With the cleverness of recent docs like “Super Size Me” and “The Corporation,” and the raciness of such films as “The Aristocrats” and “Sarah Silverman: Jesus is Magic,” Anderson’s “Fuck” is an intriguing and entertaining exploration of the word that has struck a chord with audiences at AFI Fest; buyers are buzzing as well.

Answering questions from the audience at his first screening, just days after completing the movie, Anderson talked about his decision to make a documentary about a word. Explaining that he had often joked about the idea of making such a film, at some point Anderson said he simply decided, “Why the fuck not!”

An animated scene by Bill Plympton, from the film, “Fuck.” Image provided by the filmmakers.

“What really intrigued me at first was the word itself,” explained Anderson, director of the narrative feature film “The Big Empty” two years ago. Chatting with indieWIRE Thursday in the lobby of the Arclight in Hollywood, he added that in exploring the origin of the word, he realized that it offered a way to look at free speech. In the film, Anderson not only delves into the rumors surrounding its original meaning — some believe it is an acronym, “fornicate under command of the king” — but he also explores the work of comedians Lenny Bruce and George Carlin, the recent decision of Howard Stern to move to satellite radio, the controversial tenure of FCC chief Michael Powell, incidents such as U2’s Bono saying the word ‘Fuck’ on national television and Janet Jackson‘s breast being exposed during the Super Bowl halftime show, and the recent incident in which U.S. Vice President Dick Cheney told a U.S. Senator, “Go fuck yourself,” during a heated congressional session.

When all is said and done, the word “Fuck” is used 629 times in the film. It’s used as a verb, a noun, and adjective, and more — all explained in detail, often humorously.

After submitting an earlier version of the movie to this year’s Toronto International Film Festival, and being rejected, Anderson decided to bring this version of the movie to AFI Fest, where he screened “The Big Empty” two years ago. He hopes to travel to a few more festivals in the coming months, before ideally having the film released in the Spring.

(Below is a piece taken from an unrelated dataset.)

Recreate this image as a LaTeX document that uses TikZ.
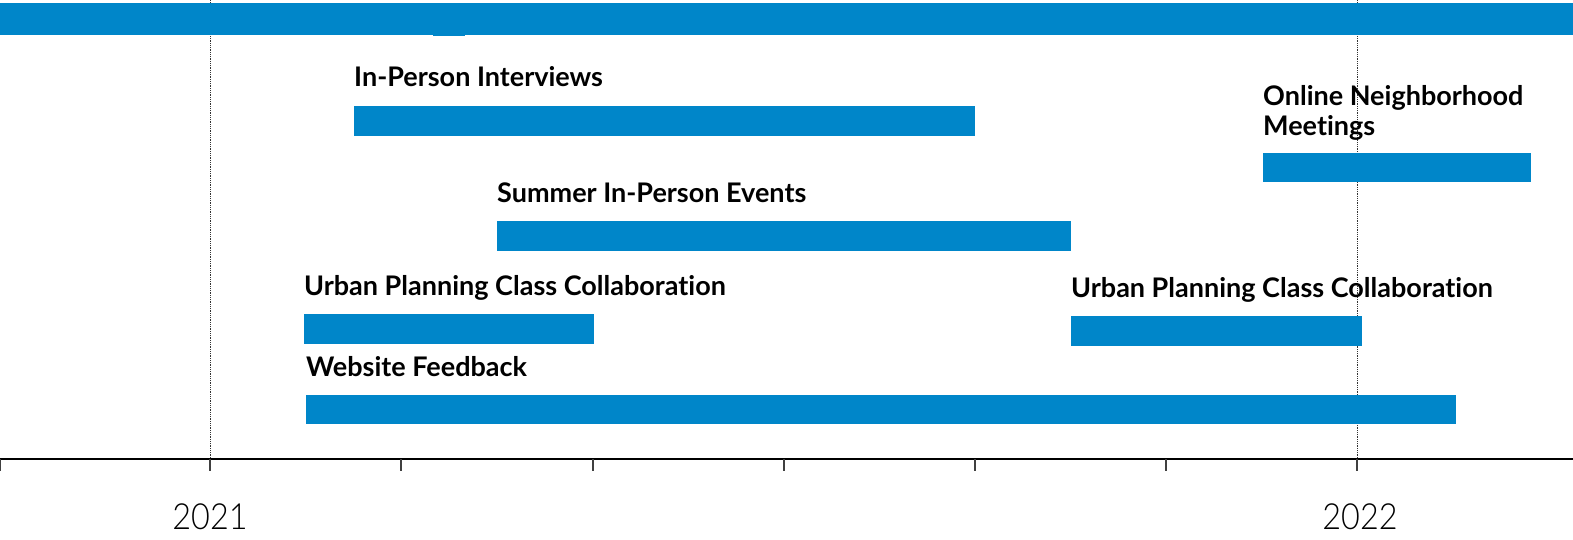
\documentclass[tikz,border=0pt]{standalone}
\usepackage{fontspec}
\setmainfont{Lato}[Ligatures=NoCommon]
\newfontfamily\yearfont{Lato Light}[FakeStretch=0.9]
\definecolor{barblue}{RGB}{0,134,201}

\begin{document}
\begin{tikzpicture}[x=1pt, y=-1pt,
    bar/.style={fill=barblue, draw=none},
    lbl/.style={anchor=base west, inner sep=0pt,
      font=\fontsize{27}{30}\selectfont\bfseries},
    yr/.style={anchor=base, inner sep=0pt,
      font=\fontsize{36}{40}\selectfont\yearfont},
    gridline/.style={densely dotted, line width=0.8pt, black!80}]
  \useasboundingbox (0,0) rectangle (1573,540);

  \draw[gridline] (210,0) -- (210,459);
  \draw[gridline] (1357,0) -- (1357,459);

  \node[lbl] (interviews) at (354,87) {In-Person Interviews};
  \node[lbl] (online) at (1263,106) {Online Neighborhood};
  \node[lbl] (meetings) at (1263,136) {Meetings};
  \node[lbl] (summer) at (497,202) {Summer In-Person Events};
  \node[lbl] (urbanA) at (304,295) {Urban Planning Class Collaboration};
  \node[lbl] (urbanB) at (1071,297) {Urban Planning Class Collaboration};
  \node[lbl] (website) at (306,376) {Website Feedback};

  \fill[bar] (0,3) rectangle (1573,35);
  \fill[bar] (433,35) rectangle (465,36);
  \fill[bar] (354,106) rectangle (975,136);
  \fill[bar] (1263,153) rectangle (1531,182);
  \fill[bar] (497,221) rectangle (1071,251);
  \fill[bar] (304,314) rectangle (594,344);
  \fill[bar] (1071,316) rectangle (1362,346);
  \fill[bar] (306,395) rectangle (1456,424);

  \draw[line width=2.5pt] (0,459) -- (1573,459);
  \foreach \x in {0.6,210,401,593,784,975,1166,1357}
    \draw[line width=1.2pt, black!75] (\x,459) -- (\x,471);

  \node[yr] (yearA) at (210,529) {2021};
  \node[yr] (yearB) at (1360,529) {2022};
\end{tikzpicture}
\end{document}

Buyers have reacted well, Anderson says, and he is confident that he (and ICM‘s Sean Redick who is handling sales) can secure a deal that will guarantee a limited theatrical release and DVD distribution. Despite an array of movie clips, performance footage featuring comedians, and news footage, Anderson explained that he has top lawyers working with him to secure all necessary rights. “We are in really good shape as far as clips go,” he said Thursday, adding that the version of the film that is finally released in theaters and on DVD will be nearly identical to the one that screened this week.

“I expect that the very fact that there is a film about the F-word will create some controversy,” explained Anderson in comments on the film’s website, “I’m 100% sure the movie will be offensive to some precisely because of the language,” but he added, “I don’t personally believe that the content of the film, when you sit down to watch it from beginning to end, is all that controversial; in fact, it’s thoughtful.”

Many who watched the film here at AFI Fest seemed to find it rather liberating, giving attendees an opportunity to playfully use the word. “So, what was your fucking budget for this fucking film,” an audience member yelled out during an AFI Fest Q & A session this week. The hardly surprising answer from one of the film’s producers, “None of your fucking business!”